3. sizeof(shared [1] char *) may differ from sizeof(shared [] char *) or (shared void *)

(by the way, we plan to exploit #2 and #3 in our compiler by using different shared pointer representations based on block size)

* 6.5.1 - barrier semantics - point 4 and point 9 seem to be contradictory. I have no idea what you meant by this.

* 6.5.1 - barrier values – do “not given” values match “given” values? or only other “not given” values?

* 6.5.2 - semantics of upc_forall - point 8 specifies "If any iteration of a upc_forall statement (loop body or control expressions) produces a side-effect needed by another iteration of the same upc_forall statement, the result is undefined" - however, even the most common case control expression idiom ( upc_forall(i=0;i<N;i++;continue) {...i...} ) has control expressions that produce a side effect needed by the control expressions (and often loop bod) in the subsequent iterations of the loop (i.e. incrementing the induction variable). I'm not sure what the intention of this point was, but this clearly wasn't it. If you intended to say that iterations of the loop body executing on different threads (as governed by the affinity parameter) have no synchronization relationship to each other, then explicitly say so. If you meant that different iterations of the loop may be arbitrarily reordered with respect to each other (a much stronger statement), then you should definitely clarify that.

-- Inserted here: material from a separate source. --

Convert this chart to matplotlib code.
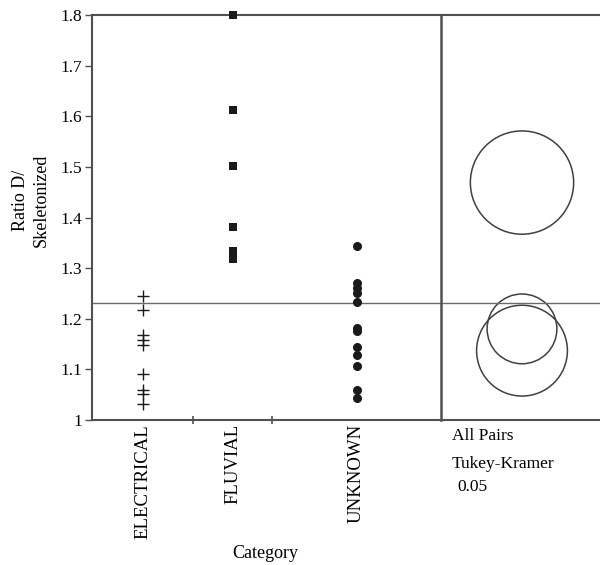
import matplotlib
matplotlib.use("Agg")
import matplotlib.pyplot as plt
from matplotlib.patches import Circle

plt.rcParams['font.family'] = ['Liberation Serif', 'DejaVu Serif']

# ---- data ----
categories = ["ELECTRICAL", "FLUVIAL", "UNKNOWN"]
electrical = [1.244, 1.218, 1.168, 1.158, 1.149, 1.090, 1.059, 1.052, 1.031]
fluvial = [1.800, 1.612, 1.502, 1.381, 1.334, 1.325, 1.318]
unknown = [1.344, 1.271, 1.261, 1.251, 1.233, 1.182, 1.175, 1.145, 1.129,
           1.106, 1.059, 1.043]
grand_mean = 1.231
# comparison circles (order: electrical, fluvial, unknown)
circle_centers = [1.137, 1.469, 1.180]
circle_radii = [0.0897, 0.102, 0.0689]
y_ticks = [1.0, 1.1, 1.2, 1.3, 1.4, 1.5, 1.6, 1.7, 1.8]
y_ticklabels = ["1", "1.1", "1.2", "1.3", "1.4", "1.5", "1.6", "1.7", "1.8"]

# ---- layout / style ----
W, H = 600, 565
cat_widths = [101, 79, 169]  # relative x-widths of categories
markers = [dict(marker='+', ms=8, mew=1.0),
           dict(marker='s', ms=6.3, mew=0),
           dict(marker='o', ms=6.5, mew=0)]
spine_c = '#505050'
mark_c = '#1a1a1a'

fig = plt.figure(figsize=(W / 100, H / 100), dpi=100)
L, R, T, B = 92, 441, 15, 420
ax2 = fig.add_axes([R / W, 1 - B / H, (W - R) / W + 0.01, (B - T) / H])
ax = fig.add_axes([L / W, 1 - B / H, (R - L) / W, (B - T) / H])
ax.patch.set_visible(False)
ax2.patch.set_visible(False)

ymin, ymax = 1.0, 1.8
ax.set_ylim(ymin, ymax)
ax2.set_ylim(ymin, ymax)

bounds = [0]
for w in cat_widths:
    bounds.append(bounds[-1] + w)
centers = [(bounds[i] + bounds[i + 1]) / 2 for i in range(3)]
ax.set_xlim(0, bounds[-1])

for i, vals in enumerate([electrical, fluvial, unknown]):
    ax.plot([centers[i]] * len(vals), vals, linestyle='none', color=mark_c,
            mec=mark_c, clip_on=False, zorder=5, **markers[i])

ax.axhline(grand_mean, color='#6a6a6a', lw=1.0)
ax2.axhline(grand_mean, color='#6a6a6a', lw=1.0)

# axes styling
for a in (ax, ax2):
    for s in a.spines.values():
        s.set_color(spine_c)
        s.set_linewidth(1.5)
ax2.spines['right'].set_visible(False)
ax2.spines['left'].set_visible(False)
ax.spines['right'].set_linewidth(1.8)

ax.set_yticks(y_ticks)
ax.set_yticklabels(y_ticklabels, fontsize=12.5)
ax.tick_params(axis='y', direction='out', length=5, width=1.0, color=spine_c, pad=2)

ax.set_xticks(centers)
ax.set_xticklabels(categories, rotation=90, fontsize=13.5, va='top')
ax.tick_params(axis='x', which='major', length=0, pad=3)
ax.set_xticks(bounds[1:-1], minor=True)
ax.tick_params(axis='x', which='minor', direction='inout', length=6, width=1.2, color=spine_c)

ax2.set_xticks([])
ax2.set_yticks([])

# circles: keep them round by matching px-per-unit
px_per_unit = (B - T) / (ymax - ymin)
ax2_w_px = (W - R) + 0.01 * W
ax2.set_xlim(0, ax2_w_px / px_per_unit)
cx = 81 / px_per_unit
for c, r in zip(circle_centers, circle_radii):
    ax2.add_patch(Circle((cx, c), r, fill=False, ec='#404040', lw=1.1))

# texts
fig.text(31 / W, 1 - 200 / H, "Ratio D/\nSkeletonized", rotation=90,
         ha='center', va='center', multialignment='center', fontsize=13,
         linespacing=1.25)
fig.text(265 / W, 1 - 553 / H, "Category", ha='center', va='center', fontsize=13)
fig.text(452 / W, 1 - 440 / H, "All Pairs", ha='left', va='baseline', fontsize=12.5)
fig.text(452 / W, 1 - 468 / H, "Tukey-Kramer", ha='left', va='baseline', fontsize=12.5)
fig.text(457 / W, 1 - 491 / H, "0.05", ha='left', va='baseline', fontsize=12.5)

fig.savefig("out.png", dpi=100)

* 7.3 - What is the out-of-memory behavior of the allocation functions? Implementation defined error? Return null pointer? If the former, it seems better to state the “result is undefined” than to leave it silently unspecified.

* 7.3.2 add the constraint: "the nblocks and nbytes actual parameter values passed to this function for a given call must be the same on all threads"

* 7.3.2 and 7.4.4: “implied synchronization before all threads execute the function call” – what does this language mean? Does it mean that these calls must act as a barrier (i.e. “implied barrier synchronization”)? Or does it simply mean all threads must execute the call during the same synchronization phase, with corresponding calls across threads executing in a fixed total order? (this weaker property permits more optimized implementations – ie P0 need not wait for Pn to reach the call before proceeding to do other work. Simple implementations are still permitted to include a barrier call, if necessary for correctness). I’d prefer the second semantics, but either way, we need to make it clear to users whether or not they can rely on barrier synchronization at these points.

* 7.5 – our applications guy (Parry Husbands) feels the bulk memory copy functions (upc_memcpy, upc_memget, upc_memput) should be augmented with explicitly non-blocking versions to better support explicitly bulk-synchronous applications. We’re not sure what the interface should be (or if the collective operations group is already looking at this) but we feel there is considerable opportunity for performance improvement by exposing a non-blocking bulk transfer to the programmer.